Source code of charts

========================================

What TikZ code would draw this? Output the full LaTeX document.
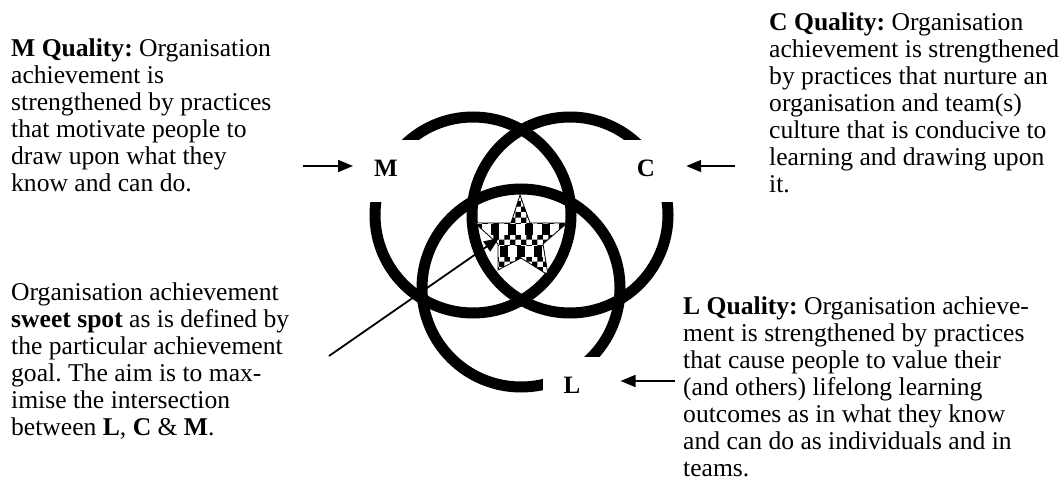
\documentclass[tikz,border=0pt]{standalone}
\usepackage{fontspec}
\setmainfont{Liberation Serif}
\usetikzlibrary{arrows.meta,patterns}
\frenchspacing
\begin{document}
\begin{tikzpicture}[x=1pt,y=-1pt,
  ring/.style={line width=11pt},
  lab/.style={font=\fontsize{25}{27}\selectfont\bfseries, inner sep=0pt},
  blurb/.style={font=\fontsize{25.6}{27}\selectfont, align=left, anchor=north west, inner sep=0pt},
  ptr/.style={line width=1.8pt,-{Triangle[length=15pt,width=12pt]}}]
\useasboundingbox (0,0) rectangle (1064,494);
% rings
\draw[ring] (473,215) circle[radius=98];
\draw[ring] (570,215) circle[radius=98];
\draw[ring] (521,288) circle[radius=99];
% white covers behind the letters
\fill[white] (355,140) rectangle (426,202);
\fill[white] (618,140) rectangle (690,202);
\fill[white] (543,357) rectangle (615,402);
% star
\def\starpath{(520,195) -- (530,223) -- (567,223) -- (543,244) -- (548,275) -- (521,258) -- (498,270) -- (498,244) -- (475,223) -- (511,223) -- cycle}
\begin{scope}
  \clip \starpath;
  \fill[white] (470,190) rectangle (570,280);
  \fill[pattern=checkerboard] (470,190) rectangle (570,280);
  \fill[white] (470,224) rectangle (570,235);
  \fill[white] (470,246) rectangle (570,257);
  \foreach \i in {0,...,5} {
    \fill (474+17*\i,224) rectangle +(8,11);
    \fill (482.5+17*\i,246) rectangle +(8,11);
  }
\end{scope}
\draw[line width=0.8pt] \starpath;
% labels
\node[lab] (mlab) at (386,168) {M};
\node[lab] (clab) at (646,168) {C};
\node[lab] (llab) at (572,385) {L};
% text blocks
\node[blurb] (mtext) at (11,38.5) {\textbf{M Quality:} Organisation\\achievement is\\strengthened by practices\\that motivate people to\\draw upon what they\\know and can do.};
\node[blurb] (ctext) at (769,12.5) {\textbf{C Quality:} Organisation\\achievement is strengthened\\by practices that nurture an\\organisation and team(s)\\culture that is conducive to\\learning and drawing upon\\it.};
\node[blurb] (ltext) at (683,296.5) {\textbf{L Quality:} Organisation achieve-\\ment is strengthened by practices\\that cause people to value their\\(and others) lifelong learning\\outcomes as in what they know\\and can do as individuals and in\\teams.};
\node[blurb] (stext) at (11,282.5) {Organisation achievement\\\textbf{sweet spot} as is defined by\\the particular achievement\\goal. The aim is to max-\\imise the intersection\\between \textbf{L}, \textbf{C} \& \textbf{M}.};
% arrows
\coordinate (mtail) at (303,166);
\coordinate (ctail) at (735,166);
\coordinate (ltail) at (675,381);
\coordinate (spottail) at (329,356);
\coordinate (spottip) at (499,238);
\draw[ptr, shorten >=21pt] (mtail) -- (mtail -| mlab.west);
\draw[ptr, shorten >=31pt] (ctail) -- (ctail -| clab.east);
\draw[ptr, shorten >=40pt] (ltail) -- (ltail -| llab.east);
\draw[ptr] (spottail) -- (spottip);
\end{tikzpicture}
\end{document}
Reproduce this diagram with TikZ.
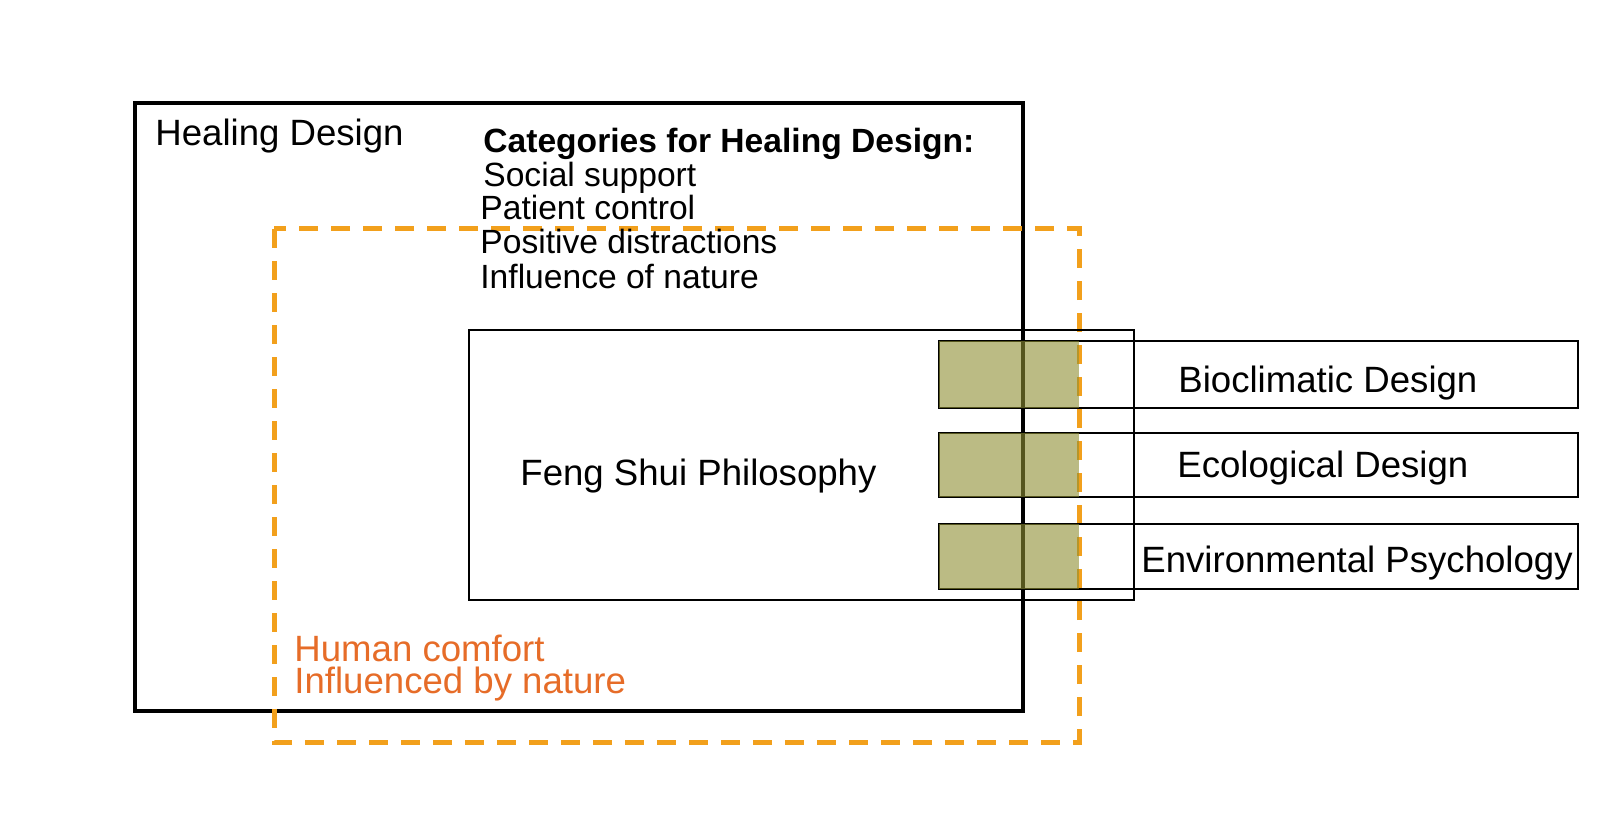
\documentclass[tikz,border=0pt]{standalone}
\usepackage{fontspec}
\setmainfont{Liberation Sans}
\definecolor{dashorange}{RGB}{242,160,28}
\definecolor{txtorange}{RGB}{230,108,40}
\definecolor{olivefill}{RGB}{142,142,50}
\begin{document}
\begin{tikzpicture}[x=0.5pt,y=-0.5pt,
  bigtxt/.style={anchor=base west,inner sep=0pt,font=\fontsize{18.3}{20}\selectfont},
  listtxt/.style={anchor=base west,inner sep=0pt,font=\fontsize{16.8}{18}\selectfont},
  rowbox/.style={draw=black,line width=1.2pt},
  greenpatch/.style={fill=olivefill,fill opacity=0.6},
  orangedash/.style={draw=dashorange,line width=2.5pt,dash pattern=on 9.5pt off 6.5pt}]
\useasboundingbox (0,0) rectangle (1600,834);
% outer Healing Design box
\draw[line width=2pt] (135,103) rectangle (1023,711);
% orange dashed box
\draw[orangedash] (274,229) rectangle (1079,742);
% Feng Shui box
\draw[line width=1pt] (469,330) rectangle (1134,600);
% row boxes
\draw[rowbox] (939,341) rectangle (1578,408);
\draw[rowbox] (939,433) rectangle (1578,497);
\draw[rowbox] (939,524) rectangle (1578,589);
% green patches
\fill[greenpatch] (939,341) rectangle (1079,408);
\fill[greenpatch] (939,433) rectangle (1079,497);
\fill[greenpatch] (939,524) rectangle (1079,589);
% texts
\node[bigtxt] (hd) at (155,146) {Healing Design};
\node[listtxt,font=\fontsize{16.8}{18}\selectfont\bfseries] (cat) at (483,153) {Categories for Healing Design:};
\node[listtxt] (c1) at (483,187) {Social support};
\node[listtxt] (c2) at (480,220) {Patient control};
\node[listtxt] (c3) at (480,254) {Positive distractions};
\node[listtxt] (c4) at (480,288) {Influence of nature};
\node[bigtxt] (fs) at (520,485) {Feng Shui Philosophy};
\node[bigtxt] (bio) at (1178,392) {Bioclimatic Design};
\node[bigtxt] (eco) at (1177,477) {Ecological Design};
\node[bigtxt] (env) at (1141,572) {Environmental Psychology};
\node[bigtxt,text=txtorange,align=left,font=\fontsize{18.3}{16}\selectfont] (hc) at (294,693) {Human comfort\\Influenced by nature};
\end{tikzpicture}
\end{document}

========================================

Problem to solve
Read the entries and pick out all lines that include the word "this".

Answer in full
What TikZ code would draw this? Output the full LaTeX document.
Reproduce this diagram with TikZ.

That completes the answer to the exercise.